Even more defensive was The Astute Bloggers, who thought “MCCAIN DID WELL TONIGHT” but “BLEW ONE HUGE OPPORTUNITY” for not attacking Obama on “FANNIE MAE.” Astute decided that McCain was doing so for the good of the country, which “IS NOBLE OF MCCAIN — WHICH IS TYPICAL. I HOPE HE’S MORE PARTISAN IN THE NEXT DEBATE.” Obviously discontented, Astute quickly followed up with an attack on “MICHELLE OBAMA’S UGLY BEDSPREAD DRESS.”
TigerHawk, not getting a clear reading, went for the big finish: “‘I guarantee you that as president I will heal the wounds of war.’ Strong. John McCain, the man’s candidate.” Patterico, distressed in early innings that McCain had pulled the “populism card,” recovered sufficiently to declare that “Obama’s smirks and gestures… reminded me a little of Al Gore in the first Bush-Gore debate” — how little, or how so, he did not say.
When early poll returns on the debate were unfavorable to their candidate, rightbloggers got crafty. Jules Crittenden pointed out that while Obama got higher numbers than McCain, most respondents thought it was a draw. “I have to stick with the principle that McCain wins a draw,” he said — and felt strongly enough that way to headline his post “Post-Debate Polling: It’s McCain!”
At Commentary, John Podhoretz shrugged, “Obama probably ought to be doing a great deal better.” His colleague Jennifer Rubin — who just after the debate had chirped, “the McCain camp is feeling a spring in their step,” and at first thought the contrary polls were fixed — called it a “small but do-able gap to make up” (small but doable?) and said that if McCain can convince voters this is “Ronald Reagan vs. Walter Mondale,” he can pull ahead. Ross Douthat of the Atlantic, who had forthrightly called the debate “A Win for McCain,” reacted, “Honestly, there’s no reason to trust my impressions on these things at all.” Instapundit, who’d done his bit for McCain, allowed that “Obama clearly won the post-debate spin, anyway.”
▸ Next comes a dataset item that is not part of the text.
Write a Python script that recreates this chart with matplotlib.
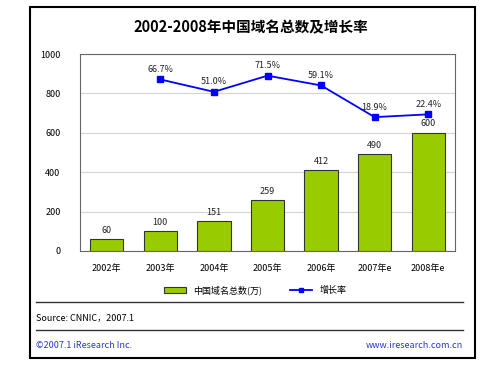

But for other rightbloggers wishful thinking wouldn’t do. Strata-Sphere, who had expected a seven-point McCain bump over the “incoherent” Obama, said when informed of the actual numbers that “America’s Darkest Days May Be Ahead Of It”; that “Librals [sic] believe capitolism [sic] is corrupt,” and created the sub-prime lending crisis to prove it; and that Obama “does not believe in democracy, he prefers to use the law to over ride the rule of the people.” Later he was guardedly optimistic: Obama’s poll numbers had also risen during the Olympics, he reasoned, and this may have been because while ordinary Americans were busy enjoying the show in Red China, leaving the “rabid left” to skew the numbers. “This sounds too good to be true,” admitted Strata, “so I would have to mark it down to my own optimism.”
Where else may they find fuel for optimism? With a bailout looming that has both parties’ grubby prints on it (despite rightbloggers’ attempts to spin it as unipartisan), events look to be unhelpful. There is always the Blessed Palin: though her appeal is wearing thin and even a National Review columnist has called on her to quit, she still has fans: Say Anything declares she has “Superior Knowledge of Foreign Policy” because she supports Israel vs. a second Holocaust, unlike the “black separatist/Marxist community agitator” Obama. And besides, all the sniping may merely further lower expectations for Palin, perhaps enough to eventually match her performance level. Her supporters suggest she restrict herself to such friendly venues as conservative talk radio, where she will not be asked insolent questions about foreign and domestic policy. That ought to prepare her for the Biden debate. If not, there’s always the transmitter.